Читаем Жизнь и творчество Дмитрия Мережковского полностью

Мережковский к тому времени, когда писались «Вечные спутники», успел уже многое пережить из обеих областей — и плоти и духа — в их лучших, идеальных воплощениях; успел уже прочувствовать равноценность, равновеликость, по крайней мере — для себя, обеих истин. Он прочувствовал истину в совершенной красоте и законченности форм античного мира, в котором личность всегда стремилась от Бога к себе, к крайнему утверждению своего «я» здесь, на земле, к его претворению в жизни, в окружающем, в материальном. Он пережил также и противоположную ей истину — «галилейскую», аскетическую, внутреннюю сосредоточенность в себе замыкающегося духа с его боязнью прикосновения грубого реального мира, с его уходом от нашей земной, слишком красочной действительности. Пусть последнее началось или кончилось для него «подпольем», одиночеством, но оно все же было им пережито. И, может быть, даже именно потому, что оно так тесно переплелось с его основной личной задачей: как найти выход из «подполья», преодолеть одиночество, — оно и углубило самую постановку вопроса, передвинуло его в последнюю, высшую область, где ему, казалось, действительно возможно не временное успокоение, не забвение, а разрешение всех проклятых вопросов — в религию. Мережковский так и поступает — уже с самого начала он «обожествляет» эту антитезу свою, возводит ее в степень религиозной проблемы. И плоть, и дух, и земная и небесная правды ему одинаково дороги, и он никак не может мириться с той вековечной борьбой, которая происходит между христианством и «язычеством», между Богом и Человеком земным.

Существуют две религии, две правды, два равносильных Бога — Христос и Антихрист. Душа смертного не в силах вместить обе правды; ей остается или вечно колебаться между обеими безднами, сгореть в «действии пустом», или во что бы то ни стало отыскать нечто третье, синтез между ними. Здесь-то, в статье о Пушкине, и дана первая логическая попытка в отыскании синтеза.
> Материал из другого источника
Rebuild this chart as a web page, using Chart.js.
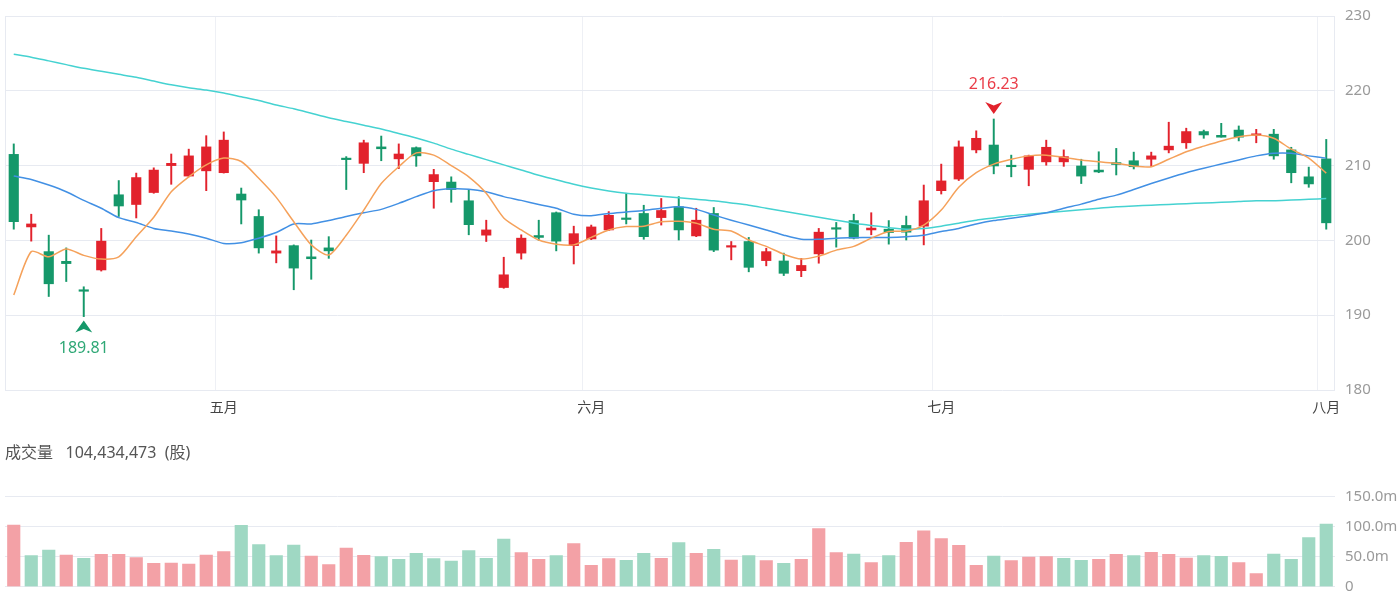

Статья о Пушкине очень ценна в смысле изучения миросозерцания Мережковского. В ней, как в одном узле, связаны все нити его мыслей, идущих в разные стороны, и в прошлое и будущее его философии; высказаны почти все основные его взгляды, и с такой ясностью и непосредственностью, каких он уже потом никогда не достигал. Должно быть, когда она писалась, перед ним уже ясно носились контуры всех его будущих концепций, в том числе, может быть, и гармония будущего тысячелетнего царства. Уже Пушкин в центре чуть ли не всего мироздания; уже стягивается, для освещения его роли, и прошлое и будущее всего человечества: в области ли политических событий, философии или искусства. И наконец — и это самое главное — уже придается ему значение сверхэмпирическое, как благому вестнику о великом последнем всемирном Возрождении, которое начнется в России и захватит потом всю Европу. Пушкин именно важен для Мережковского, как русский Рафаэль, который пришел не после Микеланджело и Леонардо — после Толстого и Достоевского, а до них; в этом, кажется Мережковскому, залог будущего великого синтеза, настоящей полной гармонии. Пушкин — единственный из мировых поэтов, который, обладая чисто эллинской ясностью, умел примирять в своей душе обе правды: и языческую и галилейскую, знал в одинаковой степени и культ героя, титана непоколебимой воли, и всепрощающую мудрость первобытного существа — истого христианина. Пушкин «один преодолел дисгармонию Байрона, достиг самообладания, простоты, и в этом отношении он явление единственное, почти невероятное» и т. д., и т. п. (т. XIII, с. 294).